Réunion

Publié le 09.05.2014

Cher journal,

J’étais arrivé avec le quart d’heure d’avance que la vie réserve à ceux qui ne savent pas évaluer les durées de leur trajet et qui ont peur d’être en retard. Malheureusement, cette angoisse propre aux prématurés de mon espèce, à peine apaisée, me prive d’à peu près tous mes moyens. Quand la réunion commençait, je me trouvais donc dans l’état d’une coquille vide.

Le montreur d’ours qui m’accompagnait, l’air assuré qui le caractérise, me fît un signe cabalistique auquel je ne compris rien. Nous étions accompagnés de notre astrologue, qui regardait dans le lointain. Je n’ai pas très bien compris pourquoi nous étions venu avec des renforts, un ancien sergent de quelque ville qui faisait rêver et que je trouvais hideuse. Lui-même devait essentiellement nous servir de caution bienveillante, sinon d’entremetteur.

En face de nous se tenait une demi-portion, accompagnée d’un acolyte qui cachait aussi mal que moi-même les affres claustrophobes que lui inspiraient l’occasion. Un croassement hideux me fit comprendre que la demi-portion était douée de parole. Les vingt minutes qui suivirent me permirent de constater qu’elle n’était pas avare de ce don, puisque notre interlocuteur parla sans discontinuer. Plus il parlait, plus il semblait s’en satisfaire, avec une gloutonnerie que j’avoue ne pas avoir partagée. Hélas, aucun Don Quichotte n’était disponible pour s’opposer à ce moulin à parole. Ma mémoire a scrupuleusement retenue ces vingt minutes, qui furent une longue rodomontade. Cet échevin, dont on m’avait expliqué peu avant que les hasards de la politique et sa médiocrité certaine lui promettait une fin prochaine, n’avait de cesse de nous expliquer la supériorité extrême de sa cité. Si nombreux y étaient les artisans ! Tant de transformations caractéristiques de la modernité galopante s’y produisaient ! Combien parmi toutes les autres du continent, elle était en avance ! Et moi qui croyait que c’était nous qui venions plus ou moins mendier le droit de nous y produire en spectacle : on aurait cru que c’était lui qui voulait nous vendre quelque chose.

Alors que je perdais complètement pied et que je me demandais si je n’imaginais pas tout ce discours, notre sergent se lança dans une contre-attaque. Il déclina son rang, son grade, l’histoire de sa vie et de ses hauts-faits, et pour chaque rodomontade que nous avions entendu, il fallut bien se resservir et en entendre une autre. Tous les autres prenaient la mine polie qu’imposaient les circonstances. Le sergent se mit à faire, sur le ton de la confidence, des révélations sur telle ou telle guerre récente. Il agitait vigoureusement ses cicatrices et finit, en guise de péroraison, par poser sur la table un moignon.
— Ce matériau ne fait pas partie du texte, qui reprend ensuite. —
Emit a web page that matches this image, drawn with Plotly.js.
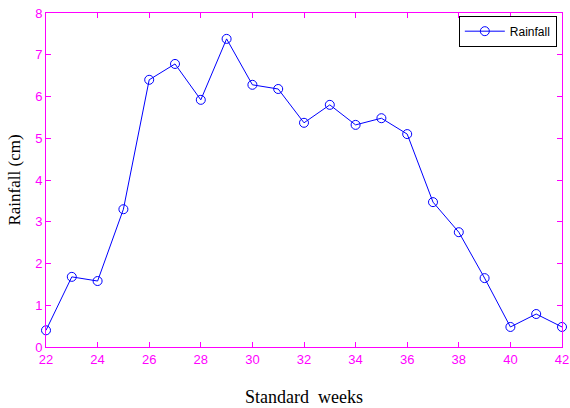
<!DOCTYPE html>
<html>
<head>
<meta charset="utf-8">
<script src="https://cdn.plot.ly/plotly-3.0.1.min.js"></script>
<style>html,body{margin:0;padding:0;background:#fff;}#chart{width:570px;height:408px;}</style>
</head>
<body>
<div id="chart"></div>
<script>
const weeks = [22,23,24,25,26,27,28,29,30,31,32,33,34,35,36,37,38,39,40,41,42];
const rainfall = [0.40,1.68,1.58,3.30,6.40,6.78,5.92,7.38,6.28,6.18,5.37,5.80,5.32,5.48,5.10,3.47,2.75,1.65,0.48,0.79,0.48];
const xTicks = [22,24,26,28,30,32,34,36,38,40,42];
const yTicks = [0,1,2,3,4,5,6,7,8];

const magenta = '#ff00ff';
const trace = {
  x: weeks, y: rainfall, type: 'scatter', mode: 'lines+markers', name: 'Rainfall',
  line: {color: '#0000ff', width: 1},
  marker: {symbol: 'circle-open', size: 9, color: '#0000ff', line: {width: 1}},
  cliponaxis: false
};
const axisCommon = {
  showline: true, linecolor: magenta, linewidth: 1, mirror: 'ticks',
  ticks: 'inside', ticklen: 5, tickcolor: magenta, tickwidth: 1,
  showgrid: false, zeroline: false, ticklabeloverflow: 'allow',
  tickfont: {family: 'Liberation Sans, Arial', size: 13, color: magenta}
};
const layout = {
  width: 570, height: 408,
  margin: {l: 46, r: 8, t: 13, b: 61},
  paper_bgcolor: '#fff', plot_bgcolor: '#fff',
  showlegend: true,
  legend: {x: 0.99, y: 0.992, xanchor: 'right', yanchor: 'top',
    bordercolor: '#000', borderwidth: 1, bgcolor: '#fff', itemwidth: 40,
    font: {family: 'Liberation Sans, Arial', size: 12, color: '#000'}},
  xaxis: Object.assign({}, axisCommon, {range: [22, 42], tickvals: xTicks,
    title: {text: 'Standard&nbsp;&nbsp;weeks', standoff: 24,
      font: {family: 'Liberation Serif, Times New Roman', size: 18, color: '#000'}}}),
  yaxis: Object.assign({}, axisCommon, {range: [0, 8], tickvals: yTicks,
    title: {text: 'Rainfall (cm)', standoff: 10,
      font: {family: 'Liberation Serif, Times New Roman', size: 17, color: '#000'}}})
};
Plotly.newPlot('chart', [trace], layout, {staticPlot: true, displayModeBar: false});
</script>
</body>
</html>
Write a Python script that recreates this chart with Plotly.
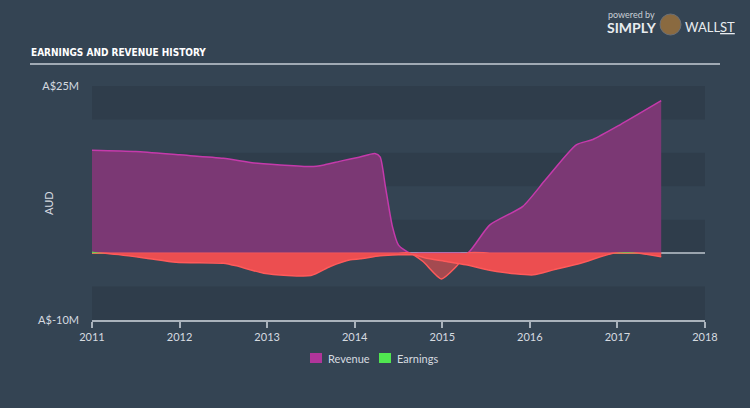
import numpy as np
import plotly.graph_objects as go

# ---- data (A$ millions) ----
rev_x = [2011.0, 2011.5, 2012.0, 2012.5, 2012.85, 2013.15, 2013.5, 2013.65, 2013.85, 2014.05,
         2014.23, 2014.29, 2014.35, 2014.43, 2014.5, 2014.63, 2014.78, 2014.99, 2015.16, 2015.29,
         2015.54, 2015.92, 2016.18, 2016.53, 2016.72, 2017.03, 2017.5]
revenue = [15.4, 15.2, 14.7, 14.2, 13.5, 13.2, 12.95, 13.2, 13.8, 14.35,
           14.9, 14.4, 10.0, 4.0, 1.2, 0.0, -1.25, -3.85, -2.0, 0.0,
           4.2, 7.0, 11.0, 16.2, 17.0, 19.2, 22.8]

earn_x = [2011.0, 2011.15, 2011.62, 2011.96, 2012.5, 2012.65, 2012.96, 2013.5, 2013.72, 2013.95,
          2014.06, 2014.29, 2014.5, 2014.67, 2014.82, 2015.05, 2015.27, 2015.62, 2016.04, 2016.27,
          2016.58, 2016.95, 2017.1, 2017.25, 2017.5]
earnings = [0.25, 0.0, -0.75, -1.35, -1.5, -1.9, -3.0, -3.35, -2.0, -1.0,
            -0.85, -0.4, -0.25, -0.25, -0.75, -1.25, -1.75, -2.75, -3.25, -2.5,
            -1.5, 0.0, 0.12, 0.0, -0.55]

x_ticks = [2011, 2012, 2013, 2014, 2015, 2016, 2017, 2018]
y_ticks = [-10, 25]
y_ticktext = ["A$-10M", "A$25M"]
bands = [(20, 25), (10, 15), (0, 5), (-10, -5)]
legend_names = ["Revenue", "Earnings"]
legend_colors = ["#b0359a", "#50e650"]

BG = "#344453"
BAND = "#2f3d4b"
TXT = "#d6dbe0"

rev = np.array(revenue)
ern = np.array(earnings)

fig = go.Figure()
spl = dict(shape="spline", smoothing=0.6)

# revenue positive part
fig.add_trace(go.Scatter(x=rev_x, y=np.maximum(rev, 0), mode="lines", fill="tozeroy",
                         fillcolor="#7b3874",
                         line=dict(color="#c53aab", width=1.5, **spl), showlegend=False, hoverinfo="skip"))
# revenue negative part
fig.add_trace(go.Scatter(x=rev_x, y=np.minimum(rev, 0), mode="lines", fill="tozeroy",
                         fillcolor="rgba(240,78,78,0.6)",
                         line=dict(color="#ff5a5a", width=1.5, **spl), showlegend=False, hoverinfo="skip"))
# earnings negative part
fig.add_trace(go.Scatter(x=earn_x, y=np.minimum(ern, 0), mode="lines", fill="tozeroy",
                         fillcolor="#ec4e50",
                         line=dict(color="#ff5a5a", width=1.5, **spl), showlegend=False, hoverinfo="skip"))
# earnings positive part
fig.add_trace(go.Scatter(x=earn_x, y=np.maximum(ern, 0), mode="lines", fill="tozeroy",
                         fillcolor="rgba(80,230,80,0.85)",
                         line=dict(color="rgba(80,230,80,0)", width=0, **spl), showlegend=False, hoverinfo="skip"))

def px_x(p):
    return (p - 92) / 613

def px_y(p):
    return (320 - p) / 234

shapes = []
for lo, hi in bands:
    shapes.append(dict(type="rect", xref="paper", yref="y", x0=0, x1=1, y0=lo, y1=hi,
                       fillcolor=BAND, line_width=0, layer="below"))
# title underline
shapes.append(dict(type="line", xref="paper", yref="paper",
                   x0=px_x(30), x1=px_x(720), y0=px_y(64), y1=px_y(64),
                   line=dict(color="#c5cdd5", width=1.5)))
# logo circle
shapes.append(dict(type="circle", xref="paper", yref="paper",
                   x0=px_x(660), x1=px_x(681), y0=px_y(35), y1=px_y(14),
                   fillcolor="#8a6a40", line=dict(color="#6b6f75", width=1)))

annotations = [
    dict(text="<b>EARNINGS AND REVENUE HISTORY</b>", xref="paper", yref="paper",
         x=px_x(29), y=px_y(52.5), xanchor="left", yanchor="middle", showarrow=False,
         font=dict(family="DejaVu Sans Condensed, DejaVu Sans, sans-serif", size=10, color="#ffffff")),
    dict(text="powered by", xref="paper", yref="paper", x=px_x(606), y=px_y(14),
         xanchor="left", yanchor="middle", showarrow=False,
         font=dict(family="Lato, sans-serif", size=9, color="#c8cfd6")),
    dict(text="<b>SIMPLY</b>", xref="paper", yref="paper", x=px_x(605), y=px_y(27),
         xanchor="left", yanchor="middle", showarrow=False,
         font=dict(family="Lato, sans-serif", size=14, color="#e8ecef")),
    dict(text="WALL<u>ST</u>", xref="paper", yref="paper", x=px_x(683), y=px_y(27),
         xanchor="left", yanchor="middle", showarrow=False,
         font=dict(family="Lato, sans-serif", size=13, color="#e8ecef")),
    dict(text="AUD", xref="paper", yref="paper", x=px_x(48), y=0.5, textangle=-90,
         xanchor="center", yanchor="middle", showarrow=False,
         font=dict(family="Lato, sans-serif", size=11, color=TXT)),
]

# custom legend
leg_sw = [310, 379]
for name, col, sx in zip(legend_names, legend_colors, leg_sw):
    shapes.append(dict(type="rect", xref="paper", yref="paper",
                       x0=px_x(sx), x1=px_x(sx + 12), y0=px_y(363), y1=px_y(353),
                       fillcolor=col, line_width=0))
    annotations.append(dict(text=name, xref="paper", yref="paper", x=px_x(sx + 16), y=px_y(358),
                            xanchor="left", yanchor="middle", showarrow=False,
                            font=dict(family="Lato, sans-serif", size=11, color=TXT)))

fig.update_layout(
    width=750, height=408,
    margin=dict(l=92, r=45, t=86, b=88),
    paper_bgcolor=BG, plot_bgcolor=BG,
    shapes=shapes, annotations=annotations,
    showlegend=False,
    xaxis=dict(range=[2011, 2018], tickvals=x_ticks, ticktext=[str(v) for v in x_ticks],
               showgrid=False, zeroline=False, showline=True, linecolor="#aab3bc", linewidth=1.5,
               ticks="outside", ticklen=6, tickcolor="#aab3bc", tickwidth=1.5,
               tickfont=dict(family="Lato, sans-serif", size=11, color=TXT)),
    yaxis=dict(range=[-10, 25], tickvals=y_ticks, ticktext=y_ticktext, showgrid=False,
               zeroline=True, zerolinecolor="#9aa4ae", zerolinewidth=2, showline=False,
               ticks="", ticklabelstandoff=12,
               tickfont=dict(family="Lato, sans-serif", size=11, color=TXT)),
)

fig.write_html("out.html")
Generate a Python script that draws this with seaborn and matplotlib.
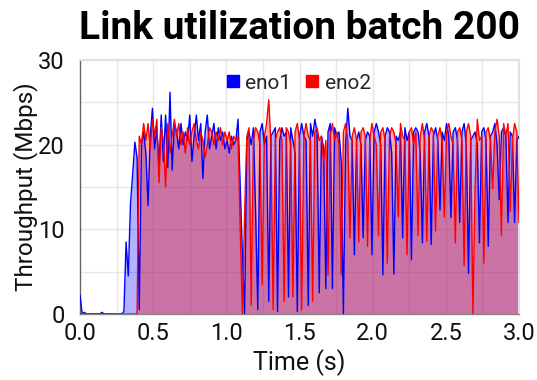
import numpy as np
import pandas as pd
import matplotlib
matplotlib.use("Agg")
import matplotlib.pyplot as plt
from matplotlib.lines import Line2D
from matplotlib.ticker import MultipleLocator
import seaborn as sns

# ---- data (sampled every 0.015 s from 0 to 3.0 s) ----
n_samples = 201
time_s = np.round(np.arange(n_samples) * 0.015, 3)

eno1 = [
    2.2, 0, 0.2, 0, 0, 0, 0, 0, 0, 0, 0.2, 0, 0, 0, 0, 0, 0, 0, 0, 0,
    0.3, 8.5, 4.5, 13, 16.5, 20.3, 18.5, 0.5, 20, 21.5, 19, 12.8, 21, 24.3, 19.5, 22, 17.5, 23.5, 18, 23.5,
    17.3, 26.2, 17, 22.5, 21.5, 19.5, 22.5, 20, 21.5, 20.5, 23.5, 18, 21, 23.5, 20.5, 22.5, 16, 21.5, 23.5, 19.5,
    21, 22.5, 19.5, 22, 20.5, 21.5, 19.5, 20.5, 19, 21, 20, 20.5, 23, 15, 7, 0, 20.5, 21.5, 20, 22,
    12, 0.5, 21.5, 22.5, 20, 21, 1.5, 21, 21.5, 22, 0.3, 20.5, 22, 21, 21.5, 2, 22, 20.5, 19, 0.3,
    21, 22.5, 21, 20.5, 1, 22.5, 21, 23, 21.5, 2.5, 21, 19.5, 3, 21.5, 22.5, 3, 22, 21, 21.5, 18,
    0, 20, 24.3, 21, 20.5, 7, 20.5, 21.5, 20, 9, 20.5, 21.5, 21, 7, 21.5, 22.5, 21.5, 20, 4.6, 21,
    22, 21.5, 19, 4.7, 21, 20.5, 21.5, 9, 22, 20.5, 21.5, 6.4, 21.5, 22, 21.5, 19, 8.4, 21.5, 22.5, 21,
    8.2, 21, 22, 20.5, 12.3, 21.5, 20.5, 22.5, 21, 11.4, 21.5, 22, 20.5, 10.8, 21.5, 22.5, 20, 4.8, 20.5, 21,
    21.5, 20, 8.4, 21.5, 22, 20.5, 8, 21, 21.5, 22.5, 20, 13.5, 21.5, 22, 21, 10.8, 21.5, 21, 10.8, 20.5,
    21,
]

eno2 = [
    0, 0, 0, 0, 0, 0, 0, 0, 0, 0, 0, 0, 0, 0, 0, 0, 0, 0, 0, 0,
    0, 0, 0, 0, 0, 0, 0, 21, 20, 22.5, 20.5, 22.5, 19.5, 23, 21, 23, 15.5, 22, 20.5, 15,
    22.5, 19, 21, 23, 21, 22.5, 20, 21.5, 19, 22, 20, 21.5, 22.5, 20.5, 19.5, 21.5, 20.5, 18.5, 20, 22,
    21.5, 20, 21.5, 20.5, 22, 20, 21.5, 20.5, 21.5, 19.5, 21, 20.5, 21, 10, 0, 12, 21, 22, 1, 20.5,
    22, 21.5, 20, 3.5, 21, 22.5, 25.3, 20, 0.5, 20.5, 21.5, 22, 20.5, 1.5, 22, 21.5, 20, 2, 21.5, 22.5,
    20.5, 0.5, 21, 22.5, 21, 20.5, 1.5, 21.5, 22, 20.5, 21, 18, 20.5, 4.6, 21, 22.5, 20.5, 21.5, 20, 4.6,
    21.5, 22.5, 20.5, 9, 21, 22, 20.5, 8.5, 21.5, 22, 21, 8, 20.5, 22.5, 21, 20, 9.2, 21.5, 22, 20.5,
    6, 21, 22, 21.5, 20, 11.5, 22.5, 21, 20.5, 7, 21.5, 22, 20, 21.5, 9.3, 21, 22.5, 20.5, 8.6, 21,
    22, 21.5, 9.8, 21, 22, 20.5, 11.4, 21.5, 22.5, 21, 20, 8.4, 21.5, 22, 20.5, 5.7, 21.5, 22.5, 21, 0,
    15, 23, 20.5, 21, 6, 21.5, 22, 20.5, 14.8, 21.5, 23, 21, 9.3, 22.5, 21, 22.5, 12.1, 20.5, 22.5, 21.5,
    10.8,
]

series_names = ["eno1", "eno2"]
series_colors = ["#0000ff", "#ff0000"]
x_ticks = [0.0, 0.5, 1.0, 1.5, 2.0, 2.5, 3.0]
y_ticks = [0, 10, 20, 30]

df = pd.DataFrame({"Time": time_s, "eno1": eno1, "eno2": eno2})
long_df = df.melt(id_vars="Time", var_name="iface", value_name="Mbps")

# ---- figure ----
sns.set_theme(style="white")
plt.rcParams["font.family"] = ["Roboto", "DejaVu Sans"]

fig = plt.figure(figsize=(5.37, 3.80), dpi=100)
ax = fig.add_axes([80 / 537, 1 - 314 / 380, 439 / 537, 254 / 380])

fill_alphas = [0.3, 0.35]
for name, col, a in zip(series_names, series_colors, fill_alphas):
    ax.fill_between(df["Time"], 0, df[name], color=col, alpha=a, linewidth=0, zorder=2)

sns.lineplot(data=long_df, x="Time", y="Mbps", hue="iface",
             palette=dict(zip(series_names, series_colors)),
             linewidth=1.0, ax=ax, legend=False, zorder=3)

ax.set_xlim(0, 3.0)
ax.set_ylim(0, 30)
ax.set_xticks(x_ticks)
ax.set_xticklabels([f"{v:.1f}" for v in x_ticks])
ax.set_yticks(y_ticks)
ax.xaxis.set_minor_locator(MultipleLocator(0.25))
ax.yaxis.set_minor_locator(MultipleLocator(5))
ax.grid(True, which="both", color="#e6e6e6", linewidth=1.0, zorder=0)
ax.set_axisbelow(True)
ax.tick_params(axis="both", which="both", length=0, labelsize=17, colors="#111111")
ax.tick_params(axis="x", pad=6)
ax.tick_params(axis="y", pad=11)

ax.set_xlabel("Time (s)", fontsize=18, labelpad=3, color="#111111")
ax.set_ylabel("Throughput (Mbps)", fontsize=17.5, labelpad=0, color="#111111")
ax.set_title("Link utilization batch 200", fontsize=28, fontweight="bold", pad=15, color="#000000")

for side in ["top", "right"]:
    ax.spines[side].set_color("#e0e0e0")
    ax.spines[side].set_linewidth(1.5)
ax.spines["left"].set_color("#666666")
ax.spines["left"].set_linewidth(1.0)
ax.spines["bottom"].set_color("#888888")
ax.spines["bottom"].set_linewidth(1.0)

handles = [Line2D([0], [0], marker="s", linestyle="none", markersize=9,
                  markerfacecolor=c, markeredgecolor=c) for c in series_colors]
ax.legend(handles, series_names, loc="upper center", bbox_to_anchor=(0.495, 1.02),
          ncol=2, frameon=False, fontsize=15, handletextpad=0.15, columnspacing=0.55,
          handlelength=0.9)

fig.savefig("out.png", dpi=100)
Il se fit un silence respectueux. La demi-portion devint toute mielleuse: le sergent lui en imposait. “Mais en fait, qu’étiez-vous venu me dire ?”. Nous lui fîmes notre proposition. Le montreur d’ours, voyant que c’était le signal, commença à montrer les ours, puisque tel était sa fonction et le seul art dont il eût une réelle maîtrise. Il chanta à son tour des louanges, qui paraissaient curieusement modeste par rapport à ses hyperboles usuelles, après les discours somptueux que nous avions entendu. La demi-portion plissa les yeux, l’acolyte hérissa des cheveux, l’astrologue prophétisa, je fis le peu que j’avais à faire et nous conclûmes fatalement qu’il fallait à tout prix nous réunir à nouveau.

En quittant les lieux, nous ne pouvions nous résoudre à arrêter là les palabres ; après la réunion devait se tenir un conciliabule, entre nous. Le sergent roula des mécaniques, et nous les lui huilions avec déférence. Je trouvais cela répugnant, mais alors que nous faisions un bout de chemin ensemble, l’astrologue m’expliqua philosophiquement que les cieux voulaient que les choses soient ainsi.